OBJECTIVE:
Write out all records as given; omit images.

Rows from a dataset of charts and code
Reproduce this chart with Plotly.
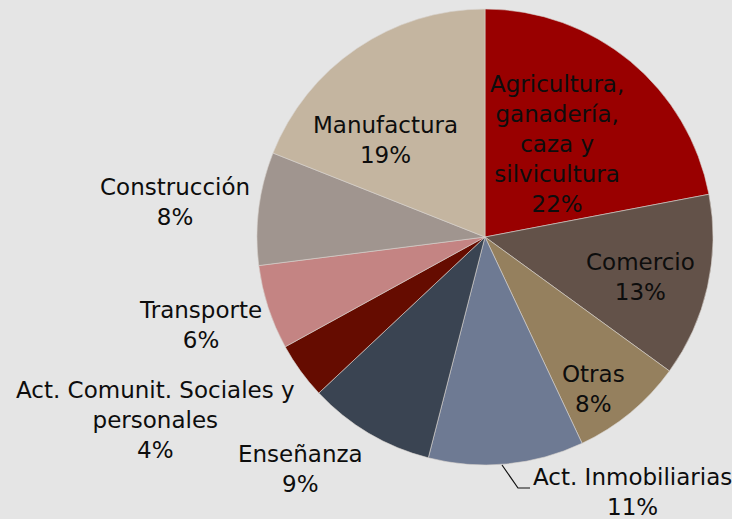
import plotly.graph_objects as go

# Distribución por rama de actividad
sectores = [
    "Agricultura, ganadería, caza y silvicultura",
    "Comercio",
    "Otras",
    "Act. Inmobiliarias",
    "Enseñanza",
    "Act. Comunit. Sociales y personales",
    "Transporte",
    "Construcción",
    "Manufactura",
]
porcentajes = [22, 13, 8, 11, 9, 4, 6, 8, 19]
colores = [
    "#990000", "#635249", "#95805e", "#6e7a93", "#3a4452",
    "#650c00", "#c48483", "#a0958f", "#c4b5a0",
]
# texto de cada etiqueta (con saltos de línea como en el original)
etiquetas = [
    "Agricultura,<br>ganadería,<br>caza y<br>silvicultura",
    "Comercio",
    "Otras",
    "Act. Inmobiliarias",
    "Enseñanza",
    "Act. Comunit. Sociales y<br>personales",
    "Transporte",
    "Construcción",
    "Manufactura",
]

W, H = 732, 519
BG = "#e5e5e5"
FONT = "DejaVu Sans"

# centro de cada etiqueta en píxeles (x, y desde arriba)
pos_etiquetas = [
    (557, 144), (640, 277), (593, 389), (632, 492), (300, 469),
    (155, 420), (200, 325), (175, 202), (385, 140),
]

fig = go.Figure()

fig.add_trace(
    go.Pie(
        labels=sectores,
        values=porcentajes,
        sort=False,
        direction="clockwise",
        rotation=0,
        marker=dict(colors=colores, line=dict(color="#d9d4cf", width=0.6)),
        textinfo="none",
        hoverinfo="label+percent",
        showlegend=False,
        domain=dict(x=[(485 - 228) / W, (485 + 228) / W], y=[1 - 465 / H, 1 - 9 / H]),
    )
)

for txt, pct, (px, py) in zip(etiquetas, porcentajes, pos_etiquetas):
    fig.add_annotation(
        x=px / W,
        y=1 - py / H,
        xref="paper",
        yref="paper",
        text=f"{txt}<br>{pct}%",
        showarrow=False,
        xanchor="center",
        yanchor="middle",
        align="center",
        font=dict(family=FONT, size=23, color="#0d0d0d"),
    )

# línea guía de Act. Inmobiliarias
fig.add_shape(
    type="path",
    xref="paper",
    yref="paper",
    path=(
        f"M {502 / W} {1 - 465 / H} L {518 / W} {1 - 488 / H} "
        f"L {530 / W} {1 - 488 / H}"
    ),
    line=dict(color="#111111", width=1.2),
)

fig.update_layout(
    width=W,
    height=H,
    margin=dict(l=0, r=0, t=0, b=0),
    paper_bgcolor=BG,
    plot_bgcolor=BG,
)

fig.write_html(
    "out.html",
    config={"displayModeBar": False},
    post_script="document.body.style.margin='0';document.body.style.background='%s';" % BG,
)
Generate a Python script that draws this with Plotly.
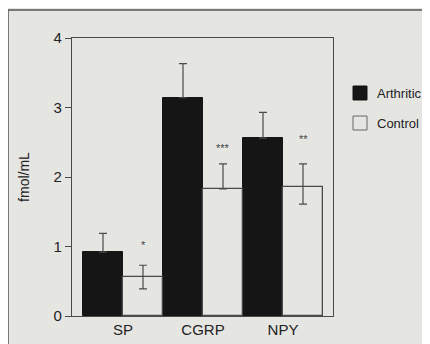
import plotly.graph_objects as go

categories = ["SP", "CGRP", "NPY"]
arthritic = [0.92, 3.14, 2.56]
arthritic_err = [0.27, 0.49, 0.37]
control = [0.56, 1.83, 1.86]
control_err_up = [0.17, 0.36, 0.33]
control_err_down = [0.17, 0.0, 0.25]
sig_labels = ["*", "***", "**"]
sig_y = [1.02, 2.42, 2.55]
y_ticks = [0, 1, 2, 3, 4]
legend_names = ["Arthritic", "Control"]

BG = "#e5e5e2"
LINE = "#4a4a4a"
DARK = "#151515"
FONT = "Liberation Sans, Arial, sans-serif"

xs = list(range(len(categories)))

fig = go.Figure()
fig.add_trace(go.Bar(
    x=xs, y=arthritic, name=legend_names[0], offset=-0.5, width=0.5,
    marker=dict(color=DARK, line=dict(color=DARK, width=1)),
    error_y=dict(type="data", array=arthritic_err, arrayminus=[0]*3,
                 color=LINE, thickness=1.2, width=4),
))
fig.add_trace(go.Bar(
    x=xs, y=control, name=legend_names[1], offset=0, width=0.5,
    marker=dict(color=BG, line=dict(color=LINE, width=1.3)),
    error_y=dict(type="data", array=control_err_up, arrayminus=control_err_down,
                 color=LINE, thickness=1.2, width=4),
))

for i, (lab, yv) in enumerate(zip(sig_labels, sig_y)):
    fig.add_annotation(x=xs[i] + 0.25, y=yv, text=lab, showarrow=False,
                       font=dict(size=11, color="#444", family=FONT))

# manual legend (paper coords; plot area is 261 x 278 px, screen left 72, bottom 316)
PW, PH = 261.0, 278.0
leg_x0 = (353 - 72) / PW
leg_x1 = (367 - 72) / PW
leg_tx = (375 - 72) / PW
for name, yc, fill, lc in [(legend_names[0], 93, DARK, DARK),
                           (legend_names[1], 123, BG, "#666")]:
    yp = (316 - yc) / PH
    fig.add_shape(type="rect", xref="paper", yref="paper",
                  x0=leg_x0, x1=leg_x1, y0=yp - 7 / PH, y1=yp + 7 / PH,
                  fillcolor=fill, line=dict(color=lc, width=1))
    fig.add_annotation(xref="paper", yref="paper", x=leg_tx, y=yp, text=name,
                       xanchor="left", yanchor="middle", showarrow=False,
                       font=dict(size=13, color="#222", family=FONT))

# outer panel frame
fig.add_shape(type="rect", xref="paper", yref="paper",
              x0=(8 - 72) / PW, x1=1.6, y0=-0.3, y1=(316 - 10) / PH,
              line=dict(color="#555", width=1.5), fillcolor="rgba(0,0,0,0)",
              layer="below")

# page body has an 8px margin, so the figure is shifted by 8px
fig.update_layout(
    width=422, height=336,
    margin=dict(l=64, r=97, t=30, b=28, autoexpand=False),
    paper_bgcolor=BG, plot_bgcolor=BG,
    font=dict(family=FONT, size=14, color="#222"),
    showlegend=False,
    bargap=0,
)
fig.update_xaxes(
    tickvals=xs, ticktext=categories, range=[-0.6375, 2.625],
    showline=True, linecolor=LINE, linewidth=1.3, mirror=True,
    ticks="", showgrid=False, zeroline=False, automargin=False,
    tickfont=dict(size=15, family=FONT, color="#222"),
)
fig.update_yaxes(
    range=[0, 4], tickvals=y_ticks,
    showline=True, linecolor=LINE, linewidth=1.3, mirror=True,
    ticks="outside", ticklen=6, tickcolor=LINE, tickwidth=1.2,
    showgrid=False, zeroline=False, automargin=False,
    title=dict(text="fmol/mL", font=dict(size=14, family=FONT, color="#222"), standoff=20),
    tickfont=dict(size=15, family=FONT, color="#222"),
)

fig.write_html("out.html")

CORRECT ANSWER:
Reproduce this chart with Plotly.
import plotly.graph_objects as go

# Distribución por rama de actividad
sectores = [
    "Agricultura, ganadería, caza y silvicultura",
    "Comercio",
    "Otras",
    "Act. Inmobiliarias",
    "Enseñanza",
    "Act. Comunit. Sociales y personales",
    "Transporte",
    "Construcción",
    "Manufactura",
]
porcentajes = [22, 13, 8, 11, 9, 4, 6, 8, 19]
colores = [
    "#990000", "#635249", "#95805e", "#6e7a93", "#3a4452",
    "#650c00", "#c48483", "#a0958f", "#c4b5a0",
]
# texto de cada etiqueta (con saltos de línea como en el original)
etiquetas = [
    "Agricultura,<br>ganadería,<br>caza y<br>silvicultura",
    "Comercio",
    "Otras",
    "Act. Inmobiliarias",
    "Enseñanza",
    "Act. Comunit. Sociales y<br>personales",
    "Transporte",
    "Construcción",
    "Manufactura",
]

W, H = 732, 519
BG = "#e5e5e5"
FONT = "DejaVu Sans"

# centro de cada etiqueta en píxeles (x, y desde arriba)
pos_etiquetas = [
    (557, 144), (640, 277), (593, 389), (632, 492), (300, 469),
    (155, 420), (200, 325), (175, 202), (385, 140),
]

fig = go.Figure()

fig.add_trace(
    go.Pie(
        labels=sectores,
        values=porcentajes,
        sort=False,
        direction="clockwise",
        rotation=0,
        marker=dict(colors=colores, line=dict(color="#d9d4cf", width=0.6)),
        textinfo="none",
        hoverinfo="label+percent",
        showlegend=False,
        domain=dict(x=[(485 - 228) / W, (485 + 228) / W], y=[1 - 465 / H, 1 - 9 / H]),
    )
)

for txt, pct, (px, py) in zip(etiquetas, porcentajes, pos_etiquetas):
    fig.add_annotation(
        x=px / W,
        y=1 - py / H,
        xref="paper",
        yref="paper",
        text=f"{txt}<br>{pct}%",
        showarrow=False,
        xanchor="center",
        yanchor="middle",
        align="center",
        font=dict(family=FONT, size=23, color="#0d0d0d"),
    )

# línea guía de Act. Inmobiliarias
fig.add_shape(
    type="path",
    xref="paper",
    yref="paper",
    path=(
        f"M {502 / W} {1 - 465 / H} L {518 / W} {1 - 488 / H} "
        f"L {530 / W} {1 - 488 / H}"
    ),
    line=dict(color="#111111", width=1.2),
)

fig.update_layout(
    width=W,
    height=H,
    margin=dict(l=0, r=0, t=0, b=0),
    paper_bgcolor=BG,
    plot_bgcolor=BG,
)

fig.write_html(
    "out.html",
    config={"displayModeBar": False},
    post_script="document.body.style.margin='0';document.body.style.background='%s';" % BG,
)
Generate a Python script that draws this with Plotly.
import plotly.graph_objects as go

categories = ["SP", "CGRP", "NPY"]
arthritic = [0.92, 3.14, 2.56]
arthritic_err = [0.27, 0.49, 0.37]
control = [0.56, 1.83, 1.86]
control_err_up = [0.17, 0.36, 0.33]
control_err_down = [0.17, 0.0, 0.25]
sig_labels = ["*", "***", "**"]
sig_y = [1.02, 2.42, 2.55]
y_ticks = [0, 1, 2, 3, 4]
legend_names = ["Arthritic", "Control"]

BG = "#e5e5e2"
LINE = "#4a4a4a"
DARK = "#151515"
FONT = "Liberation Sans, Arial, sans-serif"

xs = list(range(len(categories)))

fig = go.Figure()
fig.add_trace(go.Bar(
    x=xs, y=arthritic, name=legend_names[0], offset=-0.5, width=0.5,
    marker=dict(color=DARK, line=dict(color=DARK, width=1)),
    error_y=dict(type="data", array=arthritic_err, arrayminus=[0]*3,
                 color=LINE, thickness=1.2, width=4),
))
fig.add_trace(go.Bar(
    x=xs, y=control, name=legend_names[1], offset=0, width=0.5,
    marker=dict(color=BG, line=dict(color=LINE, width=1.3)),
    error_y=dict(type="data", array=control_err_up, arrayminus=control_err_down,
                 color=LINE, thickness=1.2, width=4),
))

for i, (lab, yv) in enumerate(zip(sig_labels, sig_y)):
    fig.add_annotation(x=xs[i] + 0.25, y=yv, text=lab, showarrow=False,
                       font=dict(size=11, color="#444", family=FONT))

# manual legend (paper coords; plot area is 261 x 278 px, screen left 72, bottom 316)
PW, PH = 261.0, 278.0
leg_x0 = (353 - 72) / PW
leg_x1 = (367 - 72) / PW
leg_tx = (375 - 72) / PW
for name, yc, fill, lc in [(legend_names[0], 93, DARK, DARK),
                           (legend_names[1], 123, BG, "#666")]:
    yp = (316 - yc) / PH
    fig.add_shape(type="rect", xref="paper", yref="paper",
                  x0=leg_x0, x1=leg_x1, y0=yp - 7 / PH, y1=yp + 7 / PH,
                  fillcolor=fill, line=dict(color=lc, width=1))
    fig.add_annotation(xref="paper", yref="paper", x=leg_tx, y=yp, text=name,
                       xanchor="left", yanchor="middle", showarrow=False,
                       font=dict(size=13, color="#222", family=FONT))

# outer panel frame
fig.add_shape(type="rect", xref="paper", yref="paper",
              x0=(8 - 72) / PW, x1=1.6, y0=-0.3, y1=(316 - 10) / PH,
              line=dict(color="#555", width=1.5), fillcolor="rgba(0,0,0,0)",
              layer="below")

# page body has an 8px margin, so the figure is shifted by 8px
fig.update_layout(
    width=422, height=336,
    margin=dict(l=64, r=97, t=30, b=28, autoexpand=False),
    paper_bgcolor=BG, plot_bgcolor=BG,
    font=dict(family=FONT, size=14, color="#222"),
    showlegend=False,
    bargap=0,
)
fig.update_xaxes(
    tickvals=xs, ticktext=categories, range=[-0.6375, 2.625],
    showline=True, linecolor=LINE, linewidth=1.3, mirror=True,
    ticks="", showgrid=False, zeroline=False, automargin=False,
    tickfont=dict(size=15, family=FONT, color="#222"),
)
fig.update_yaxes(
    range=[0, 4], tickvals=y_ticks,
    showline=True, linecolor=LINE, linewidth=1.3, mirror=True,
    ticks="outside", ticklen=6, tickcolor=LINE, tickwidth=1.2,
    showgrid=False, zeroline=False, automargin=False,
    title=dict(text="fmol/mL", font=dict(size=14, family=FONT, color="#222"), standoff=20),
    tickfont=dict(size=15, family=FONT, color="#222"),
)

fig.write_html("out.html")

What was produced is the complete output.